Sobak's crawler

Cookbook: generating object fields dynamically

From time to time you may want to perform some operations on the scrapped results which are simple enough to do them using Scrawler itself and do not need to involve entirerly custom result writer (which would, in turn, lead to code repetition, to some point).

Example config shown in this chapter is based on the previous case. Please read it troughtfully to get the context and code we'll start with.

For such cases you might want to utilize the knowledge how the entities are mapped in a clever way. As the dedicated chapter states, result writers are looking at all defined getters to obtain collection of fields representing particular result.

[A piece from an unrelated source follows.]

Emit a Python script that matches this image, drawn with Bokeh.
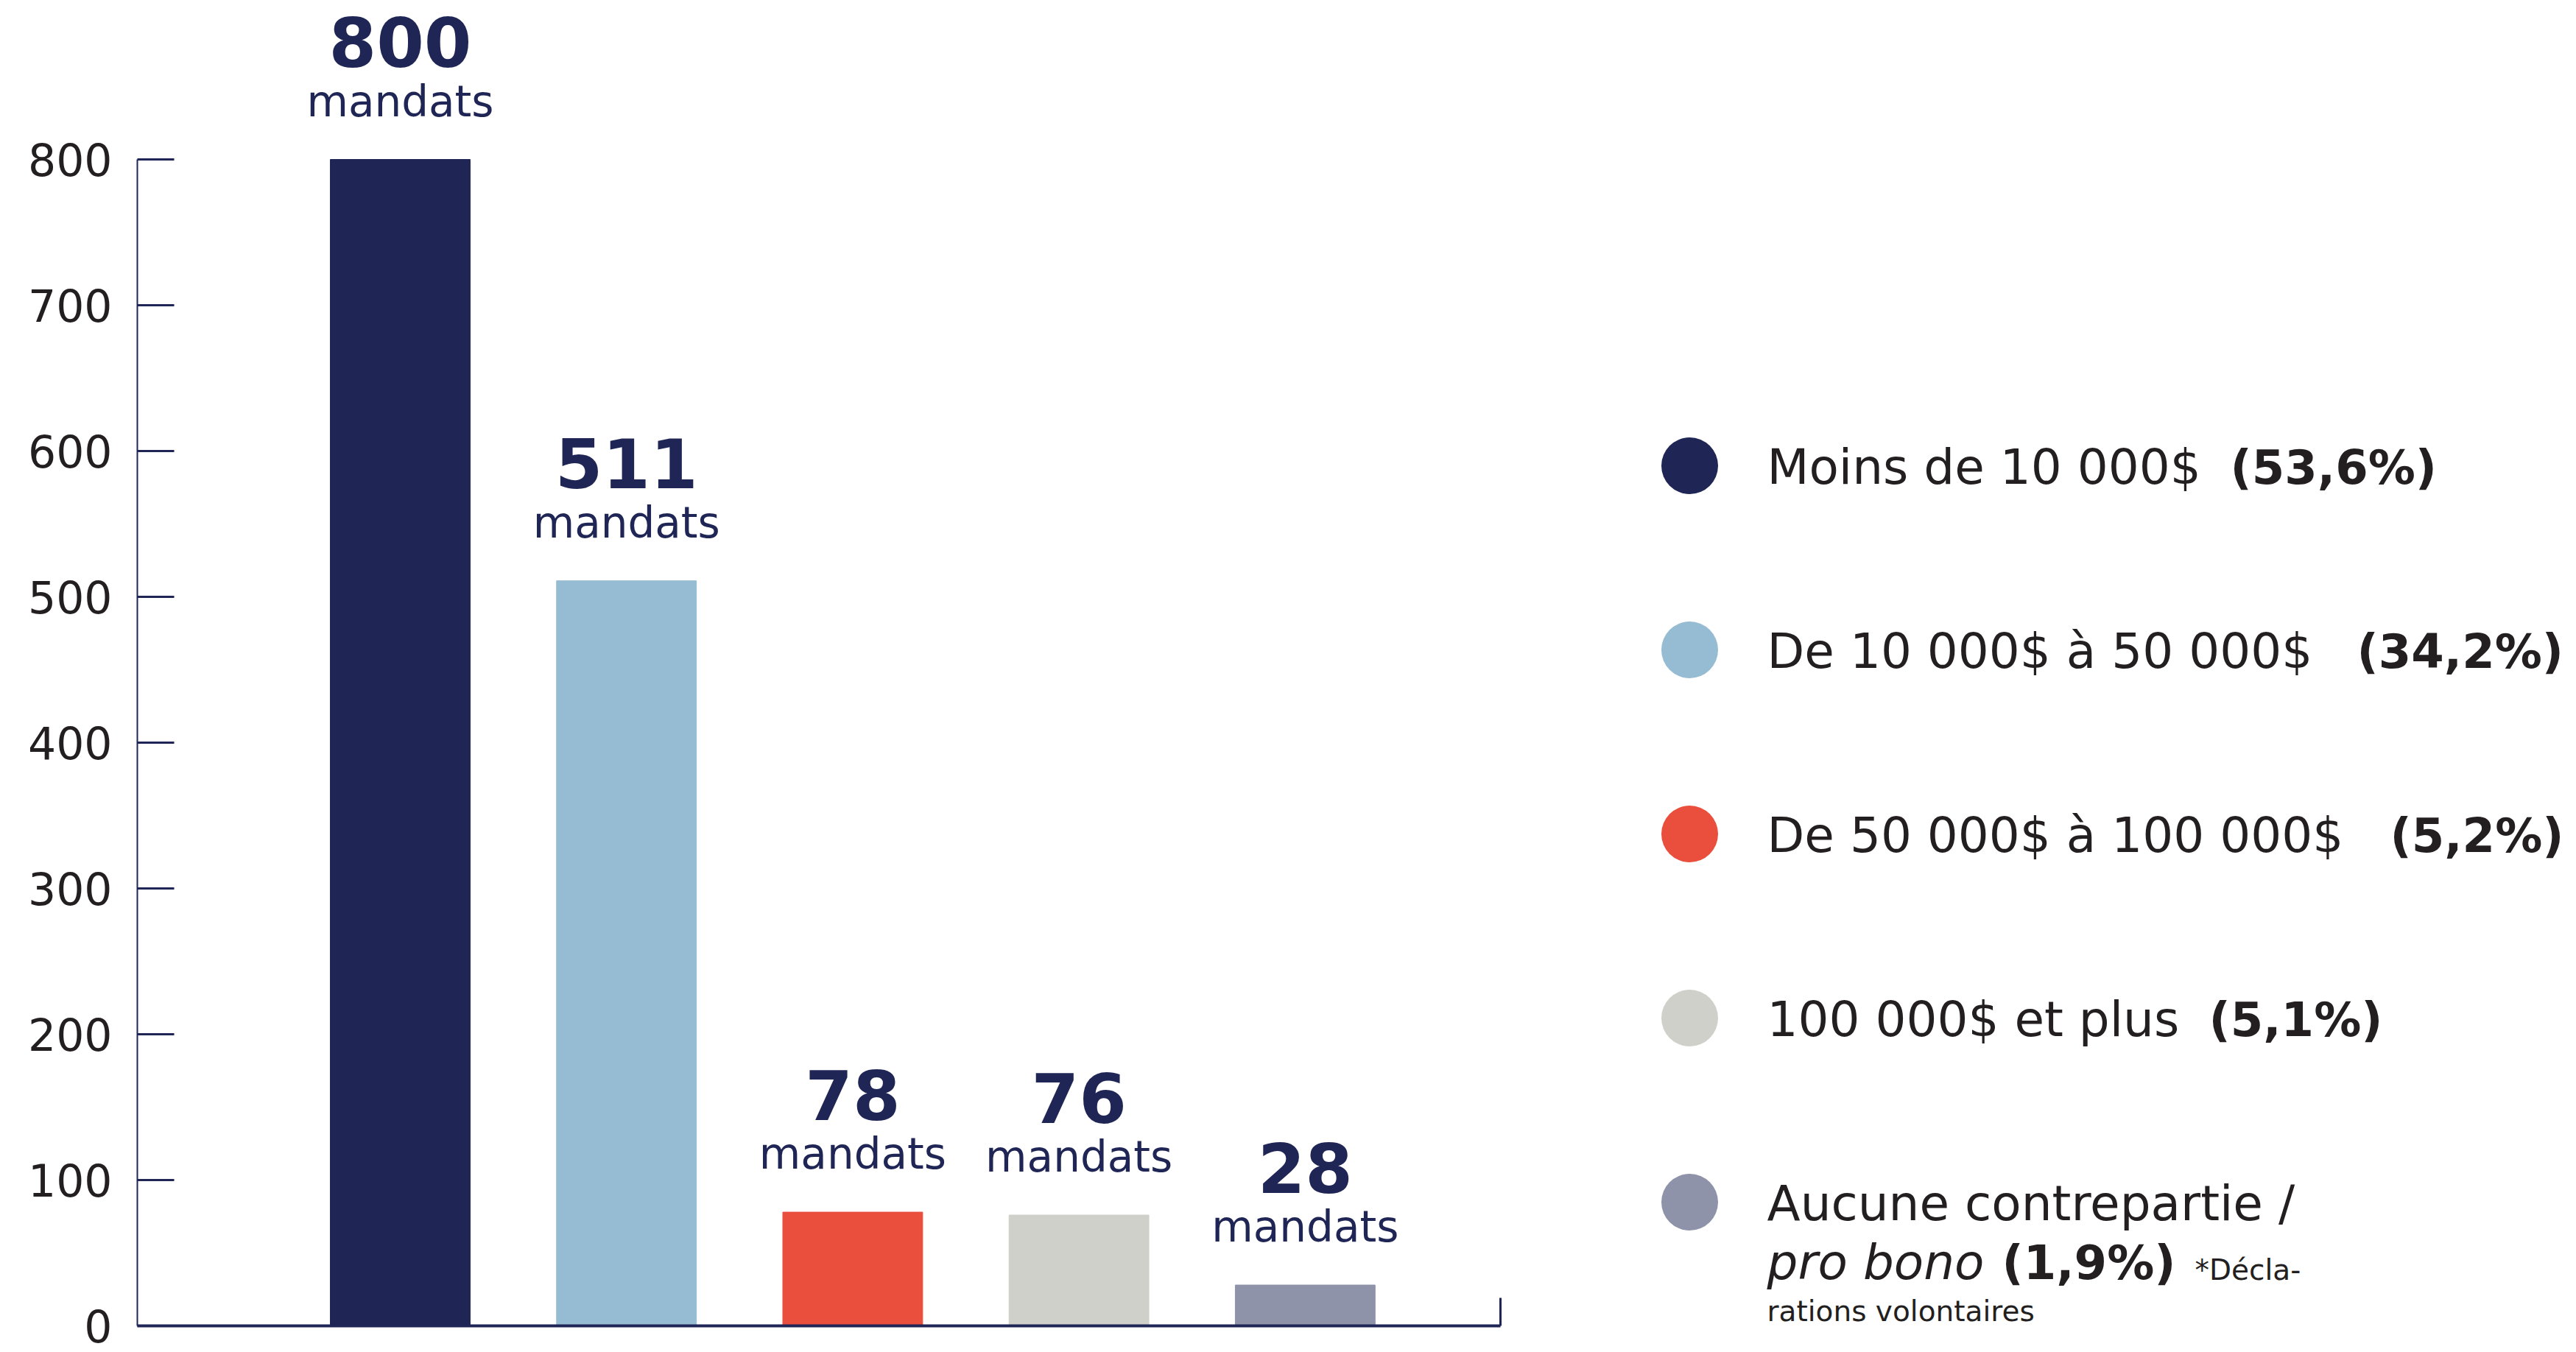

While in most cases you want your getter to only retrieve the value of the underlying property, you are not limited to that. You can return any data in a format that result writer will understand based on whatever criteria you want, e.g. computing it from other entity fields.

To showcase that possiblity we will assume that we would like to improve the results from blog scrapper example described in the previous chapter by linking post metadata stored in the CSV file to the respective HTML file keeping post content.

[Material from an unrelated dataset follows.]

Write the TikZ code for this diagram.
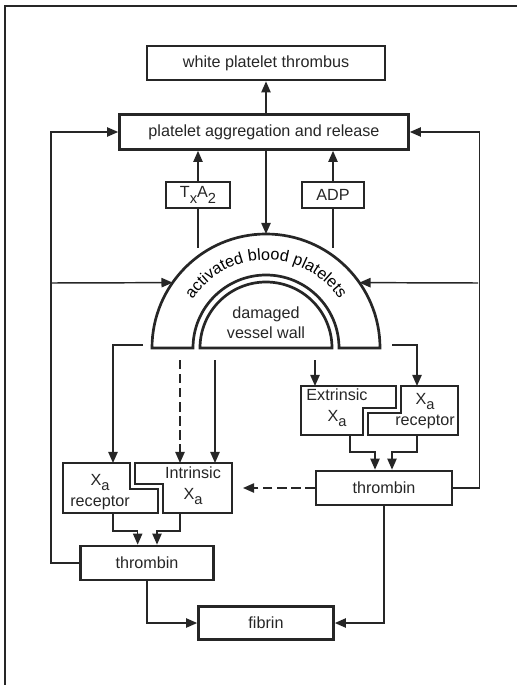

In order to do so we will define getLink() method inside the entity which will in turn result in link column being added to the CSV. As for its logic we intend to somehow match the incremental counter of content's filename provider. For the sake of this tutorial let's assume quite dumb code like this:

<?php

declare(strict_types=1);

namespace App;

class PostMetaEntity
{
    protected static $counter = 0;

    // ...

    public function getLink()
    {
        return sprintf('posts/%d.html', ++self::$counter);
    }

    // ...
}

As you can see we can actually place any logic we want inside the getter. That also includes computing field value using other fields – you can get their properties as all setters are already called at that point.

That way you can provide somehow virtual fields for the entities representing your results.